House debates
Thursday, 18 March 2021
Questions without Notice
COVID-19: Vaccination
2:09 pm
Greg Hunt (Flinders, Liberal Party, Minister for Health and Aged Care) Share this | Hansard source
I'm delighted to inform the House that in fact we have now passed 22½ thousand vaccinations—yesterday, in one day. We saw a 10 per cent increase in vaccinations in that one day. In addition, with regard to the launch of phase 1b, I'm also particularly pleased to be able to say that yesterday there were 381,000 people who visited the vaccine eligibility checker, that we've had thousands of bookings around the country and that we are on track for over a thousand general practices to begin next week. As part of that, there will be approximately 250,000 vaccines made available for the general public, 150,000 for the states and then 100,000 for a combination of aged-care and other frontline and emergency service workers. In particular, it's important that there was a 98 per cent rate for people being able to get through, on their first attempt, to the vaccine information and location service, and almost all of those who sought to do so were able to do so on a second attempt. So 381,000 people were able to successfully connect yesterday.
Importantly, today we've added over 100 Commonwealth vaccination clinics. These are what are called general practice respiratory clinics. They've been doing the testing for the nation and, as of next week, they will also be doing the vaccination for the nation. Bookings for those open tomorrow. Bookings for general practices are, on the basis of the individual practice, already occurring or will be occurring in the coming days.
As we've done throughout the pandemic, we've laid out the plan and made sure that it's available. We've done this in relation to testing, to PPE, to ventilators—always planning and always preparing. What we've seen so far is a very heartening first-day surge of people who are interested—381,000. I think that that is immensely heartening. I want to thank our GPs.

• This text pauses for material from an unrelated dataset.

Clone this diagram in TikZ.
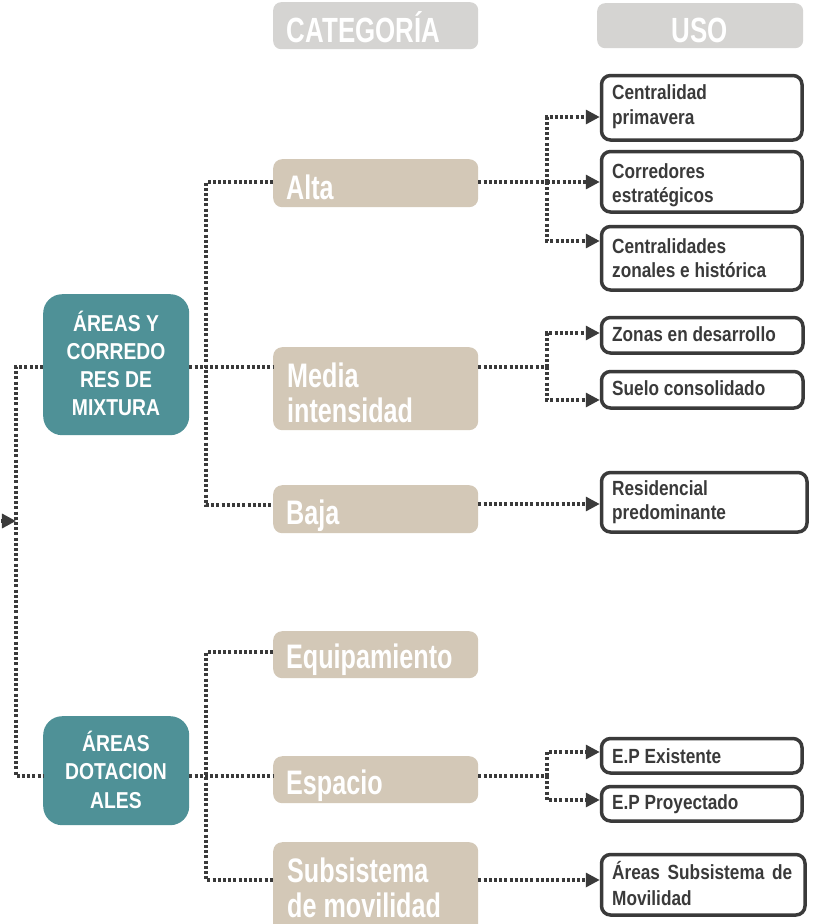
\documentclass[tikz,border=0pt]{standalone}
\usepackage{fontspec}
\setmainfont{Liberation Sans}
\newfontfamily\headfont[FakeStretch=0.74]{Liberation Sans}
\newfontfamily\boxfont[FakeStretch=0.84]{Liberation Sans}
\usetikzlibrary{arrows.meta}

\definecolor{tealbox}{HTML}{4F9197}
\definecolor{sandbox}{HTML}{D3C8B7}
\definecolor{headgrey}{HTML}{D5D4D2}
\definecolor{inkgrey}{HTML}{3A3A3A}

% stacked lines with a fixed baseline distance; the node baseline is the first line
\newcommand\txtrowsL[2]{\vtop{\baselineskip=#1\lineskiplimit=-100pt\lineskip=0pt\halign{##\hfil\cr#2\crcr}}}
\newcommand\txtrowsC[2]{\vtop{\baselineskip=#1\lineskiplimit=-100pt\lineskip=0pt\halign{\hfil##\hfil\cr#2\crcr}}}

\tikzset{
  x=1pt, y=-1pt,
  headbox/.style={fill=headgrey, rounded corners=8pt, inner sep=0pt, anchor=north west},
  catbox/.style={fill=sandbox, rounded corners=9pt, inner sep=0pt, anchor=north west},
  mainbox/.style={fill=tealbox, rounded corners=19pt, inner sep=0pt, anchor=north west},
  usebox/.style={draw=inkgrey, line width=3.5pt, fill=white, rounded corners=9pt, inner sep=0pt, anchor=north west},
  headtxt/.style={text=white, font=\headfont\bfseries\fontsize{35}{40}\selectfont, inner sep=0pt},
  cattxt/.style={text=white, font=\headfont\bfseries\fontsize{34}{40}\selectfont, inner sep=0pt, anchor=base west},
  maintxt/.style={text=white, font=\boxfont\bfseries\fontsize{23}{28}\selectfont, inner sep=0pt, anchor=base},
  usetxt/.style={text=inkgrey, font=\boxfont\bfseries\fontsize{20.5}{25}\selectfont, inner sep=0pt, anchor=base west},
  link/.style={draw=inkgrey, line width=3.2pt, dash pattern=on 3pt off 2.2pt},
  arr/.style={link, -{Triangle[length=14pt,width=14pt]}},
}

\begin{document}
\begin{tikzpicture}
\useasboundingbox (0,0) rectangle (818,924);
\fill[white] (0,0) rectangle (818,924);

% column headers
\node[headbox, minimum width=205pt, minimum height=47pt] (hcat) at (273,2) {};
\node[headtxt, anchor=base west] (hcat-t) at (286.5,42) {CATEGORÍA};
\node[headbox, minimum width=206pt, minimum height=45pt] (huso) at (597,3) {};
\node[headtxt, anchor=base] (huso-t) at (700,42) {USO};

% main groups
\node[mainbox, minimum width=146pt, minimum height=141pt] (mix) at (43,294) {};
\node[maintxt] (mix-t) at (116,331) {\txtrowsC{28pt}{ÁREAS Y\cr CORREDO\cr RES DE\cr MIXTURA}};
\node[mainbox, minimum width=146pt, minimum height=109pt] (dot) at (43,716) {};
\node[maintxt] (dot-t) at (116,751) {\txtrowsC{28.5pt}{ÁREAS\cr DOTACION\cr ALES}};

% categories
\node[catbox, minimum width=205pt, minimum height=48pt] (alta) at (273,159) {};
\node[cattxt] (alta-t) at (286,199) {Alta};
\node[catbox, minimum width=205pt, minimum height=83pt] (media) at (273,347) {};
\node[cattxt] (media-t) at (287,387) {\txtrowsL{35pt}{Media\cr intensidad}};
\node[catbox, minimum width=205pt, minimum height=48pt] (baja) at (273,485) {};
\node[cattxt] (baja-t) at (286,524) {Baja};
\node[catbox, minimum width=205pt, minimum height=47pt] (equip) at (273,631) {};
\node[cattxt] (equip-t) at (286,668) {Equipamiento};
\node[catbox, minimum width=205pt, minimum height=47pt] (espacio) at (273,756) {};
\node[cattxt] (espacio-t) at (286,794) {Espacio};
\node[catbox, minimum width=205pt, minimum height=100pt] (subs) at (273,842) {};
\node[cattxt] (subs-t) at (287,882) {\txtrowsL{35pt}{Subsistema\cr de movilidad}};

% uses
\node[usebox, minimum width=200.5pt, minimum height=64.5pt] (cp) at (599.75,73.75) {};
\node[usetxt] (cp-t) at (612,99) {\txtrowsL{25pt}{Centralidad\cr primavera}};
\node[usebox, minimum width=200.5pt, minimum height=60.5pt] (cr) at (599.75,149.75) {};
\node[usetxt] (cr-t) at (612,178) {\txtrowsL{24pt}{Corredores\cr estratégicos}};
\node[usebox, minimum width=200.5pt, minimum height=63.5pt] (cz) at (599.75,224.75) {};
\node[usetxt] (cz-t) at (612,253) {\txtrowsL{24.5pt}{Centralidades\cr zonales e histórica}};
\node[usebox, minimum width=201.5pt, minimum height=35.5pt] (zonas) at (599.75,315.75) {};
\node[usetxt] (zonas-t) at (612,341) {Zonas en desarrollo};
\node[usebox, minimum width=201.5pt, minimum height=36.5pt] (suelo) at (599.75,369.75) {};
\node[usetxt] (suelo-t) at (612,395) {Suelo consolidado};
\node[usebox, minimum width=205.5pt, minimum height=59.5pt] (resid) at (599.75,470.75) {};
\node[usetxt] (resid-t) at (612,495) {\txtrowsL{24pt}{Residencial\cr predominante}};
\node[usebox, minimum width=200.5pt, minimum height=34.5pt] (epe) at (599.75,736.75) {};
\node[usetxt] (epe-t) at (612,763) {E.P Existente};
\node[usebox, minimum width=200.5pt, minimum height=34.5pt] (epp) at (599.75,784.75) {};
\node[usetxt] (epp-t) at (612,809) {E.P Proyectado};
\node[usebox, minimum width=203.5pt, minimum height=60.5pt] (asm) at (599.75,852.75) {};
\node[usetxt] (asm-t) at (612,879) {\txtrowsL{26pt}{\hbox to 180pt{Áreas Subsistema de}\cr Movilidad}};

% left loop joining both groups, with its incoming arrow
\coordinate (lt) at (16,367);
\coordinate (lb) at (16,776);
\coordinate (feed) at (-4,521);
\draw[link] (mix.west |- lt) -- (lt) -- (lb) -- (dot.west |- lb);
\draw[arr] (feed) -- (lt |- feed);

% group -> categories
\coordinate (ja) at (206,367);
\draw[link] (mix.east |- ja) -- (media.west |- ja);
\draw[link] (alta.west |- 0,182) -| (ja) |- (baja.west |- 0,505);
\coordinate (jb) at (206,776);
\draw[link] (dot.east |- jb) -- (espacio.west |- jb);
\draw[link] (equip.west |- 0,652) -| (jb) |- (subs.west |- 0,880);

% categories -> uses
\coordinate (ra) at (547,182);
\draw[link] (alta.east |- ra) -- (ra);
\draw[arr] (ra) |- (cp.west |- 0,117);
\draw[arr] (ra) -- (cr.west |- ra);
\draw[arr] (ra) |- (cz.west |- 0,241);

\coordinate (rm) at (547,367);
\draw[link] (media.east |- rm) -- (rm);
\draw[arr] (rm) |- (zonas.west |- 0,333);
\draw[arr] (rm) |- (suelo.west |- 0,400);

\draw[arr] (baja.east |- 0,504) -- (resid.west |- 0,504);

\coordinate (re) at (547,776);
\draw[link] (espacio.east |- re) -- (re);
\draw[arr] (re) |- (epe.west |- 0,752);
\draw[arr] (re) |- (epp.west |- 0,800);

\draw[arr] (subs.east |- 0,880) -- (asm.west |- 0,880);
\end{tikzpicture}
\end{document}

They have been the heroes of the nation over the last year, along with our nurses, our pathologists, our aged-care workers and our other health workers.
So the simple answer is not only are we prepared; in terms of the doses to be delivered to those general practices, the advice I have is that, by the end of today, 870-plus of those practices will have received them and, tomorrow, over another 300 will have received them. The goal was to ensure that, by the end of Saturday, all of the practices have received them. We may well achieve that tomorrow. So, in terms of the rollout of those materials, we're ahead of schedule, on track and on plan for saving lives and protecting lives.